## DATA EXTRACT

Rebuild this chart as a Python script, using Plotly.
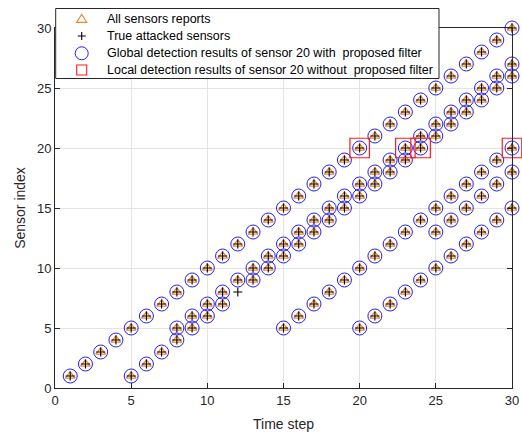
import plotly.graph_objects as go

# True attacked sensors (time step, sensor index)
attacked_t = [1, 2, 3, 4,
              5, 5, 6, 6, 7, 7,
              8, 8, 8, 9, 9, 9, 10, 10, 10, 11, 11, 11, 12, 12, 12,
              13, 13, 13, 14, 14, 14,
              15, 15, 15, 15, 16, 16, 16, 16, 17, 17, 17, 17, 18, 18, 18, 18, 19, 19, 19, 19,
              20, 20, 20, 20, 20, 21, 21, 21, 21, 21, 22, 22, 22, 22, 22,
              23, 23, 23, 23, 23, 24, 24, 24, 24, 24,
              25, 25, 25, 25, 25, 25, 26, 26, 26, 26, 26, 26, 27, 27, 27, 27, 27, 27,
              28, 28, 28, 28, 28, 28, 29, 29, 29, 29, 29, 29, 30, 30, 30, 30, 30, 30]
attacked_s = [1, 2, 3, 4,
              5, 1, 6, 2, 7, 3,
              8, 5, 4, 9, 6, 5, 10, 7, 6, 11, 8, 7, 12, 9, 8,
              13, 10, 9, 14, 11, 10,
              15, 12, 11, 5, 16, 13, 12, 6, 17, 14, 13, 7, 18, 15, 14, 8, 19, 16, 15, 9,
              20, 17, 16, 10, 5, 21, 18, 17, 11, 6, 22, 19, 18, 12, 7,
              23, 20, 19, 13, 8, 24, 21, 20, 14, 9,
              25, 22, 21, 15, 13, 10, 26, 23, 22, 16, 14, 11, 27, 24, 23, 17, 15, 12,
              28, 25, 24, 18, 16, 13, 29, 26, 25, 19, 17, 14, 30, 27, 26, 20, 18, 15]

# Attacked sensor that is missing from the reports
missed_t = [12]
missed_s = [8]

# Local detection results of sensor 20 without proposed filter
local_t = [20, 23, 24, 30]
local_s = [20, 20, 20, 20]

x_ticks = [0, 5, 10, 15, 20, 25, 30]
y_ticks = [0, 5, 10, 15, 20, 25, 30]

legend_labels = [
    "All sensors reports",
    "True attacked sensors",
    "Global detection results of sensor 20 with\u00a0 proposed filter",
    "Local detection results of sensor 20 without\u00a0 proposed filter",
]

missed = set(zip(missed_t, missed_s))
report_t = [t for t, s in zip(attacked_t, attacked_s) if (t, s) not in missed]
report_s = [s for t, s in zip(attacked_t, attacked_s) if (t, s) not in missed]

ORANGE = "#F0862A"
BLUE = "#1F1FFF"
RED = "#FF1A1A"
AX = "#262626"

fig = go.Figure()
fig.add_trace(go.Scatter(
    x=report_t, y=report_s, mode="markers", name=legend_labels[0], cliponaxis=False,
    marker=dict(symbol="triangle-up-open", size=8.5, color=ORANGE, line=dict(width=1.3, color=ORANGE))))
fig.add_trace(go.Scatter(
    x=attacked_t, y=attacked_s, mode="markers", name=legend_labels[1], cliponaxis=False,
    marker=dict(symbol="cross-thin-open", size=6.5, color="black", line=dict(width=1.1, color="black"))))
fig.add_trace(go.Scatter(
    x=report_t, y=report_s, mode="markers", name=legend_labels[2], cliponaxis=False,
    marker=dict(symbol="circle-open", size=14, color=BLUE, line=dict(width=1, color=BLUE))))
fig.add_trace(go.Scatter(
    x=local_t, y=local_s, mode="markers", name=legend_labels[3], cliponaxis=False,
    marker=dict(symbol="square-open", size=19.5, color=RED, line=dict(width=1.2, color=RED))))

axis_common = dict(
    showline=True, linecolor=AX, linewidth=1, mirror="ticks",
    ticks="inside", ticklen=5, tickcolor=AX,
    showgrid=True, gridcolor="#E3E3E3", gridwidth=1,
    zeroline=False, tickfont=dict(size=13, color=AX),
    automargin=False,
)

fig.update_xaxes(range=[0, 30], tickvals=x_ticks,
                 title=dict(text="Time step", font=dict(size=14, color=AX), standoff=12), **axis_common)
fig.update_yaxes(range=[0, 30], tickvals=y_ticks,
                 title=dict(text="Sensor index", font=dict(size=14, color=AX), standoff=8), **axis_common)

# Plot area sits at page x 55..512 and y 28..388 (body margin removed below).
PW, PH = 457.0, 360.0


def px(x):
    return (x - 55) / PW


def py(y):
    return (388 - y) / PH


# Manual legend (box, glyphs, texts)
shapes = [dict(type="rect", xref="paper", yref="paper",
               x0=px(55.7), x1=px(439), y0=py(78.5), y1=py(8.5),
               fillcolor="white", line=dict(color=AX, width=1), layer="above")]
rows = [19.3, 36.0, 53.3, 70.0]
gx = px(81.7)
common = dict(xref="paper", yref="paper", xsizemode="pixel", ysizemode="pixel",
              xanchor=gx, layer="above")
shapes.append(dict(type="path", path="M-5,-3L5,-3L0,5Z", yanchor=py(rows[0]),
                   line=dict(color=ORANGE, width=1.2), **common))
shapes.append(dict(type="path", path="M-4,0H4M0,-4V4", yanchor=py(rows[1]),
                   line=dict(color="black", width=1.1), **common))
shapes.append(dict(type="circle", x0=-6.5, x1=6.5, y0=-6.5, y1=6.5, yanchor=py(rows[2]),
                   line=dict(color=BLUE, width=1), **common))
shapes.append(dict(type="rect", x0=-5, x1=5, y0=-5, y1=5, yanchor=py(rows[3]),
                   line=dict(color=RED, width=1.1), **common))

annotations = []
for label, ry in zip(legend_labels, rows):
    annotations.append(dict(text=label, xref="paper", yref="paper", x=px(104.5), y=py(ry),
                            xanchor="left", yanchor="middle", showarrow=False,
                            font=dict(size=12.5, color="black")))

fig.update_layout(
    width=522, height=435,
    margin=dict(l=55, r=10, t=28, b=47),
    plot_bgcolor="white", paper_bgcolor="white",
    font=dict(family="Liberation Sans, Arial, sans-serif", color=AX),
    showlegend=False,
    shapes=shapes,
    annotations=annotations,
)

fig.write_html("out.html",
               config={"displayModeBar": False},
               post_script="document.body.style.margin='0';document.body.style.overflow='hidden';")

## OBJECTIVE
Return exactly what appears from the opening line of the material through the line with "import plotly.graph_objects as go", apart from the pictures.

## TASK SOLUTION
Rebuild this chart as a Python script, using Plotly.
import plotly.graph_objects as go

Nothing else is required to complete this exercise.